Эксперт, 2014 № 08 | страница 8
«Россия не раз предлагала Евросоюзу найти формулу взаимодействия по поводу Украины. До сих пор ЕС от этого всегда отказывался. Распространение ЗСТ на Россию просто так невозможно, это предмет сложнейших и долгих переговоров, причем теперь уже не с Россией, а с Таможенным союзом. И выработки общей нормативно-правовой базы. А ЕС так не работает, они подразумевают почти автоматическое распространение норм и правил ЕС на внешних партнеров, в этом была и сущность договора об ассоциации, который не подписал Киев. Понятно, что в российском случае это исключено», — говорит Федор Лукьянов.
Не в пользу европейского предложения говорит и тот факт, что печально известное соглашение об ассоциации — это не случайный документ, а отработанная модель взаимодействия.
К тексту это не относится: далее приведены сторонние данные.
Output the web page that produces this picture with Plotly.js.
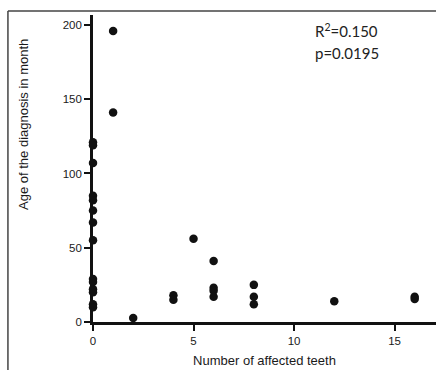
<!DOCTYPE html>
<html>
<head>
<meta charset="utf-8">
<script src="https://cdn.plot.ly/plotly-3.0.1.min.js"></script>
<style>html,body{margin:0;padding:0;background:#fff;}#chart{width:436px;height:370px;}</style>
</head>
<body>
<div id="chart"></div>
<script>
var teeth = [0,0,0,0,0,0,0,0,0,0,0,0,0,0, 1,1, 2, 4,4, 5, 6,6,6,6, 8,8,8, 12, 16,16];
var ageMonths = [121,119,107,85,82,75,67,55,29,27,22,20,12,10, 196,141, 2.7, 18,15, 56, 41,23,21,17, 25,17,12, 14, 17,15.5];
var xTicks = [0,5,10,15];
var yTicks = [0,50,100,150,200];
var xTitle = 'Number of affected teeth';
var yTitle = 'Age of the diagnosis in month';
var statsText = ["R<sup>2</sup>=0.150", "p=0.0195"];

var trace = {
  x: teeth, y: ageMonths, type: 'scatter', mode: 'markers',
  marker: {color: '#111', size: 8.5},
  cliponaxis: false, hoverinfo: 'none'
};

var axisFont = {family: 'Liberation Sans, Arial, sans-serif', size: 11.5, color: '#1a1a1a'};
var titleFont = {family: 'Liberation Sans, Arial, sans-serif', size: 13, color: '#1a1a1a'};
var layout = {
  width: 436, height: 370,
  margin: {l: 93, r: 0, t: 15, b: 48, pad: 0},
  paper_bgcolor: '#fff', plot_bgcolor: '#fff',
  showlegend: false,
  xaxis: {
    range: [0, 17.06], tickvals: xTicks, ticktext: xTicks.map(String),
    showgrid: false, zeroline: false, showline: true, linecolor: '#111', linewidth: 2.8,
    ticks: 'outside', ticklen: 6, tickwidth: 2, tickcolor: '#111',
    tickfont: axisFont,
    title: {text: xTitle, font: titleFont, standoff: 11}
  },
  yaxis: {
    range: [0, 206.7], tickvals: yTicks, ticktext: yTicks.map(String),
    showgrid: false, zeroline: false, showline: true, linecolor: '#111', linewidth: 2.8,
    ticks: 'outside', ticklen: 6, tickwidth: 2, tickcolor: '#111',
    tickfont: axisFont
  },
  annotations: [
    {xref: 'paper', yref: 'paper', x: -0.201, y: 0.642, xanchor: 'center', yanchor: 'middle', showarrow: false,
     textangle: -90, text: yTitle, font: titleFont},
    {xref: 'paper', yref: 'paper', x: 0.641, y: 0.948, xanchor: 'left', yanchor: 'middle', showarrow: false,
     text: statsText[0], font: {family: 'Lato, Open Sans, sans-serif', size: 15, color: '#222'}},
    {xref: 'paper', yref: 'paper', x: 0.641, y: 0.876, xanchor: 'left', yanchor: 'middle', showarrow: false,
     text: statsText[1], font: {family: 'Lato, Open Sans, sans-serif', size: 15, color: '#222'}}
  ],
  shapes: [
    {type: 'line', xref: 'paper', yref: 'paper', x0: -0.248, x1: 1.05, y0: 1.013, y1: 1.013, line: {color: '#444', width: 1.5}},
    {type: 'line', xref: 'paper', yref: 'paper', x0: -0.248, x1: -0.248, y0: 1.013, y1: -0.2, line: {color: '#444', width: 1.5}}
  ]
};

Plotly.newPlot('chart', [trace], layout, {staticPlot: true, displayModeBar: false});
</script>
</body>
</html>
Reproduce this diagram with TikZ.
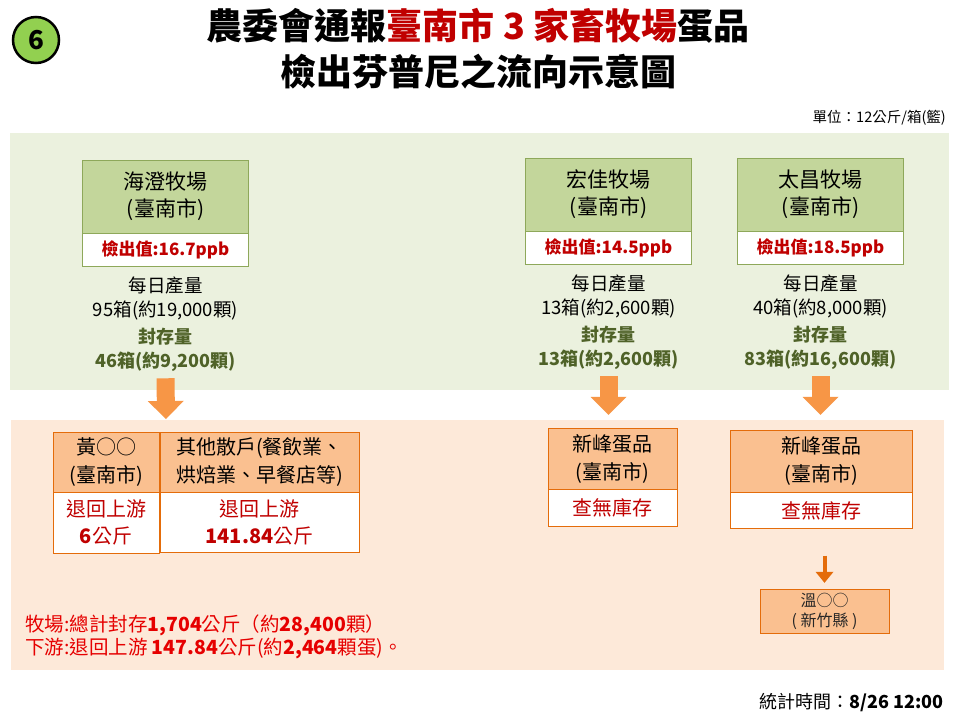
\documentclass[tikz,border=0pt]{standalone}
\usepackage{fontspec}
\setmainfont{Noto Sans CJK TC}
\usetikzlibrary{arrows.meta, positioning}
\usepackage{xcolor}

\definecolor{bandgreen}{HTML}{EBF1DE}
\definecolor{bandorange}{HTML}{FDE9D9}
\definecolor{farmfill}{HTML}{C3D69B}
\definecolor{farmline}{HTML}{8EA85A}
\definecolor{shopfill}{HTML}{FAC090}
\definecolor{shopline}{HTML}{E46C0A}
\definecolor{arroworange}{HTML}{F79646}
\definecolor{darkorange}{HTML}{E46C0A}
\definecolor{valred}{HTML}{C00000}
\definecolor{footred}{HTML}{E60000}
\definecolor{sealolive}{HTML}{4F6228}
\definecolor{badgegreen}{HTML}{92D050}

\begin{document}
\begin{tikzpicture}[x=1pt, y=-1pt,
		farmhead/.style={draw=farmline, fill=farmfill, minimum width=166pt, minimum height=73pt, inner sep=0pt, align=center, font=\fontsize{21}{27}\selectfont},
		farmval/.style={draw=farmline, fill=white, minimum width=166pt, minimum height=33pt, inner sep=0pt, text=valred, font=\bfseries\fontsize{17}{19}\selectfont},
		daily/.style={align=center, font=\fontsize{18.5}{24}\selectfont},
		sealed/.style={align=center, text=sealolive, font=\bfseries\fontsize{18}{24}\selectfont},
		shophead/.style={draw=shopline, fill=shopfill, inner sep=0pt, align=center, font=\fontsize{20}{28}\selectfont},
		shopval/.style={draw=shopline, fill=white, inner sep=0pt, align=center, text=valred, font=\fontsize{20}{27}\selectfont},
		bigarrow/.style={draw=arroworange, line width=18pt, -{Triangle[width=36pt, length=18pt, line width=0pt]}},
		smallarrow/.style={draw=darkorange, line width=4pt, -{Triangle[width=18pt, length=11pt, line width=0pt]}}]
		
		\useasboundingbox[fill=white] (0,0) rectangle (960,720);
		
		% Titre
		\node [circle, draw, line width=2.5pt, fill=badgegreen, minimum size=46pt, inner sep=0pt, font=\bfseries\fontsize{26}{26}\selectfont] (badge) at (36,40) {6};
		\node [align=center, font=\bfseries\fontsize{36}{46}\selectfont] (title) at (478,49) {農委會通報\textcolor{valred}{臺南市 3 家畜牧場}蛋品\\檢出芬普尼之流向示意圖};
		\node [anchor=east, inner sep=0pt, font=\fontsize{14.5}{14.5}\selectfont] (unit) at (946,118) {單位：12公斤/箱(籃)};
		
		% Bandes
		\fill [bandgreen] (10,133) rectangle (949,390);
		\fill [bandorange] (11,420) rectangle (944,670);
		
		% Fermes
		\node [farmhead] (haicheng) at (165.5,196.5) {海澄牧場\\(臺南市)};
		\node [farmval, below=0pt of haicheng] (haichengval) {檢出值:16.7ppb};
		\node [daily] (haichengdaily) at (165.5,298) {每日產量\\95箱(約19,000顆)};
		\node [sealed] (haichengsealed) at (165.5,350) {封存量\\46箱(約9,200顆)};
		
		\node [farmhead] (hongjia) at (608.5,194.5) {宏佳牧場\\(臺南市)};
		\node [farmval, below=0pt of hongjia] (hongjiaval) {檢出值:14.5ppb};
		\node [daily] (hongjiadaily) at (608.5,296.5) {每日產量\\13箱(約2,600顆)};
		\node [sealed] (hongjiasealed) at (608.5,348) {封存量\\13箱(約2,600顆)};
		
		\node [farmhead] (taichang) at (820.5,194.5) {太昌牧場\\(臺南市)};
		\node [farmval, below=0pt of taichang] (taichangval) {檢出值:18.5ppb};
		\node [daily] (taichangdaily) at (820.5,296.5) {每日產量\\40箱(約8,000顆)};
		\node [sealed] (taichangsealed) at (820.5,348) {封存量\\83箱(約16,600顆)};
		
		% Aval
		\node [shophead, minimum width=106pt, minimum height=60pt] (huang) at (106,462) {黃○○\\(臺南市)};
		\node [shopval, minimum width=106pt, minimum height=61pt, below=0pt of huang] (huangval) {退回上游\\{\bfseries 6}公斤};
		\node [shophead, minimum width=199pt, minimum height=60pt] (others) at (259.5,462) {其他散戶(餐飲業、\\烘焙業、早餐店等)};
		\node [shopval, minimum width=199pt, minimum height=60pt, below=0pt of others] (othersval) {退回上游\\{\bfseries 141.84}公斤};
		
		\node [shophead, minimum width=129pt, minimum height=61pt] (xinfengA) at (612.5,458.5) {新峰蛋品\\(臺南市)};
		\node [shopval, minimum width=129pt, minimum height=37pt, below=0pt of xinfengA] (xinfengAval) {查無庫存};
		
		\node [shophead, minimum width=182pt, minimum height=62pt] (xinfengB) at (821,461) {新峰蛋品\\(臺南市)};
		\node [shopval, minimum width=182pt, minimum height=36pt, below=0pt of xinfengB] (xinfengBval) {查無庫存};
		
		\node [shophead, minimum width=129pt, minimum height=44pt, text=black!85, font=\fontsize{16}{20}\selectfont] (wen) at (824.5,611) {溫○○\\( 新竹縣 )};
		
		% Liens
		\coordinate (haichengend) at (166,419);
		\draw [bigarrow, shorten <=3pt] (haichengsealed.south) -- (haichengend);
		\draw [bigarrow, shorten <=3pt, shorten >=13pt] (hongjiasealed.south) -- (hongjiasealed.south |- xinfengA.north);
		\draw [bigarrow, shorten <=3pt, shorten >=15pt] (taichangsealed.south) -- (taichangsealed.south |- xinfengB.north);
		\draw [smallarrow, shorten <=27pt, shorten >=6pt] (wen.north |- xinfengBval.south) -- (wen.north);
		
		% Notes
		\node [anchor=west, align=left, inner sep=0pt, text=footred, font=\fontsize{19.5}{23}\selectfont] (summary) at (25,637) {牧場:總計封存{\bfseries 1,704}公斤（約{\bfseries 28,400}顆）\\下游:退回上游 {\bfseries 147.84}公斤({約}{\bfseries 2,464}顆蛋)。};
		\node [anchor=east, inner sep=0pt, font=\fontsize{18}{18}\selectfont] (stamp) at (944,703) {統計時間：{\bfseries 8/26 12:00}};
		
	\end{tikzpicture}
\end{document}
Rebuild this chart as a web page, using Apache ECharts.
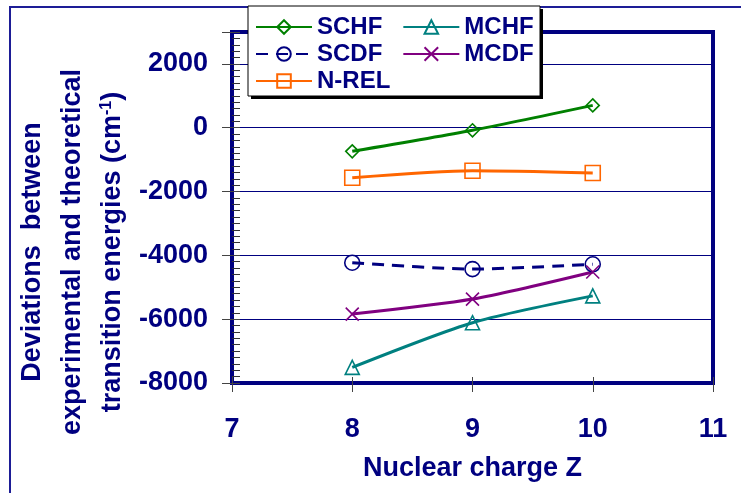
<!DOCTYPE html>
<html>
<head>
<meta charset="utf-8">
<script src="https://cdn.jsdelivr.net/npm/echarts@6/dist/echarts.min.js"></script>
<style>
  html, body { margin: 0; padding: 0; background: #ffffff; }
  #chart { width: 741px; height: 493px; }
</style>
</head>
<body>
<div id="chart"></div>
<script>
// Nuclear charge of each ion and the deviations (cm^-1) per method
const nuclearCharge = [8, 9, 10];
const schf = [-740, -80, 700];
const scdf = [-4230, -4430, -4280];
const nrel = [-1570, -1350, -1420];
const mchf = [-7510, -6110, -5270];
const mcdf = [-5840, -5370, -4520];

const xTicks = { min: 7, max: 11, step: 1 };
const yTicks = { min: -8000, max: 3000, step: 2000 };

// legend rows, as laid out in the key box
const legendRows = [['SCHF', 'MCHF'], ['SCDF', 'MCDF'], ['N-REL']];

const NAVY = '#000080';
const FONT = 'Liberation Sans, Arial, sans-serif';

function pairs(values) {
  return nuclearCharge.map((z, i) => [z, values[i]]);
}

function lineSeries(name, values, color, symbol, size, dashed) {
  return {
    name: name,
    type: 'line',
    xAxisIndex: 0,
    yAxisIndex: 0,
    data: pairs(values),
    smooth: 0.25,
    symbol: symbol,
    symbolSize: size,
    showAllSymbol: true,
    z: 2,
    lineStyle: { color: color, width: 3, type: dashed ? [12, 8] : 'solid' },
    itemStyle: { color: 'rgba(255,255,255,0)', borderColor: color, borderWidth: 1.6 },
    emphasis: { disabled: true }
  };
}

function legendRow(names, top) {
  return {
    z: 6,
    left: 255, top: top,
    orient: 'horizontal',
    padding: 0,
    itemGap: 20,
    itemWidth: 56,
    itemHeight: 17,
    itemTextGap: 6,
    selectedMode: false,
    data: names,
    textStyle: { fontSize: 24, fontWeight: 'bold', color: NAVY, fontFamily: FONT }
  };
}

const chart = echarts.init(document.getElementById('chart'), null, { renderer: 'canvas' });

const option = {
  animation: false,
  backgroundColor: '#ffffff',
  grid: {
    left: 232, top: 32, right: 28, bottom: 110,
    show: true, borderColor: NAVY, borderWidth: 4, backgroundColor: 'transparent'
  },
  xAxis: [
    {
      type: 'value', position: 'bottom',
      min: xTicks.min, max: xTicks.max, interval: xTicks.step,
      axisLine: { show: false, onZero: false },
      axisTick: { show: true, inside: true, length: 6, lineStyle: { color: '#444', width: 1 } },
      splitLine: { show: false },
      axisLabel: { margin: 33, fontSize: 27, fontWeight: 'bold', color: NAVY, fontFamily: FONT },
      name: 'Nuclear charge Z', nameLocation: 'middle', nameGap: 72,
      nameTextStyle: { fontSize: 27, fontWeight: 'bold', color: NAVY, fontFamily: FONT }
    },
    {
      type: 'value', position: 'bottom',
      min: xTicks.min, max: xTicks.max, interval: xTicks.step,
      axisLine: { show: false, onZero: false },
      axisTick: { show: true, inside: false, length: 9, lineStyle: { color: '#444', width: 1 } },
      splitLine: { show: false },
      axisLabel: { show: false }
    }
  ],
  yAxis: [
    {
      type: 'value', position: 'left',
      min: yTicks.min, max: yTicks.max, interval: yTicks.step,
      axisLine: { show: false, onZero: false },
      axisTick: { show: true, inside: true, length: 8, lineStyle: { color: '#444', width: 1 } },
      minorTick: { show: true, splitNumber: 10, length: 8, lineStyle: { color: '#333', width: 1 } },
      splitLine: { show: true, lineStyle: { color: NAVY, width: 1 } },
      axisLabel: {
        margin: 24, fontSize: 27, fontWeight: 'bold', color: NAVY, fontFamily: FONT,
        showMaxLabel: false,
        formatter: (v) => String(v)
      }
    },
    {
      type: 'value', position: 'left',
      min: yTicks.min, max: yTicks.max, interval: yTicks.step,
      axisLine: { show: false, onZero: false },
      axisTick: { show: true, inside: false, length: 10, lineStyle: { color: '#444', width: 1 } },
      splitLine: { show: false },
      axisLabel: { show: false }
    }
  ],
  legend: [
    legendRow(legendRows[0], 15),
    legendRow(legendRows[1], 42),
    legendRow(legendRows[2], 69)
  ],
  graphic: [
    // outer frame
    { type: 'rect', z: 0, silent: true,
      shape: { x: 10, y: 7, width: 800, height: 600 },
      style: { fill: 'none', stroke: '#1d1d96', lineWidth: 2 } },
    // key box with a hard drop shadow
    { type: 'rect', z: 4, silent: true,
      shape: { x: 251, y: 9, width: 292, height: 90 },
      style: { fill: '#000000' } },
    { type: 'rect', z: 4, silent: true,
      shape: { x: 248, y: 6, width: 292, height: 90 },
      style: { fill: '#ffffff', stroke: '#000000', lineWidth: 1 } },
    // rotated y-axis title
    { type: 'text', z: 5, silent: true,
      x: 73, y: 252, rotation: Math.PI / 2,
      style: {
        text: 'Deviations  between\nexperimental and theoretical\ntransition energies (cm{sup|-1})',
        align: 'center', verticalAlign: 'middle',
        fontSize: 27, fontWeight: 'bold', fontFamily: FONT,
        lineHeight: 40, fill: NAVY,
        rich: {
          sup: { fontSize: 16, fontWeight: 'bold', fontFamily: FONT, fill: NAVY,
                 verticalAlign: 'top', padding: [6, 0, 0, 0] }
        }
      } }
  ],
  series: [
    lineSeries('SCHF', schf, '#008000', 'diamond', 13, false),
    lineSeries('MCHF', mchf, '#008080', 'triangle', 14, false),
    lineSeries('SCDF', scdf, NAVY, 'circle', 15, true),
    lineSeries('MCDF', mcdf, '#800080', 'path://M0,0L10,10M10,0L0,10', 13, false),
    lineSeries('N-REL', nrel, '#ff6600', 'rect', 15, false)
  ]
};

chart.setOption(option);
</script>
</body>
</html>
В свое время, в 2004 году, ЕС уже предлагал России нечто подобное под видом нового соглашения о партнерстве и сотрудничестве, однако наша страна категорически отказалась, и с тех пор российско-европейский переговорный процесс зачах. Практически невозможно себе представить, чтобы ЕС в его нынешнем разобранном состоянии вот так запросто согласился выработать принципиально новую модель взаимодействия, да еще не просто с Россией, а сразу с Таможенным союзом и с Украиной. Для сверхбюрократизированного ЕС это нечто запредельное. Скорее речь идет о том, что Брюссель попытается, что называется, не мытьем так катаньем продвинуть свою повестку дня, а в случае неудачи вновь обвинить во всем Россию.
По инерции
Во многом обострение сегодняшних отношений между Россией и Западом, главным образом, конечно США, связано с чрезвычайной инерционностью американской политической системы. Нам в России, привыкшим и к резким изменениям внутриполитического режима, и к не менее резким поворотам внешней политики, пожалуй, непросто понять, насколько более стабильны внешнеполитические модели США. Это связано с такой степенью стабильности политической системы, которая возможна лишь в самой могущественной стране мира, серьезно не пострадавшей от мировых войн, не пережившей ни революций, ни переворотов, но имевшей возможность принимать активное участие в переформатировании мира — в направлении, которое представлялось ей наиболее разумным.
Нередко говорят, что у США нет четкой внешней политики, особенно много об этом говорят сегодня. Однако отсутствие плана не означает отсутствия взгляда, и этот взгляд меняется крайне мало. В сущности, такие вопросы, как наиболее приемлемая для США форма существования стран в Восточной Европе или политика в отношении России, были сформулированы американскими политиками уже после Первой мировой войны. А окончательно американская рамочная конструкция внешней политики в отношении определенных регионов была сформулирована США после Второй мировой войны, и с тех пор политика администрации Рейгана, Клинтона, Буша или Обамы лишь колеблется в рамках заданного коридора, но определяющее направление и размер допусков неизменны.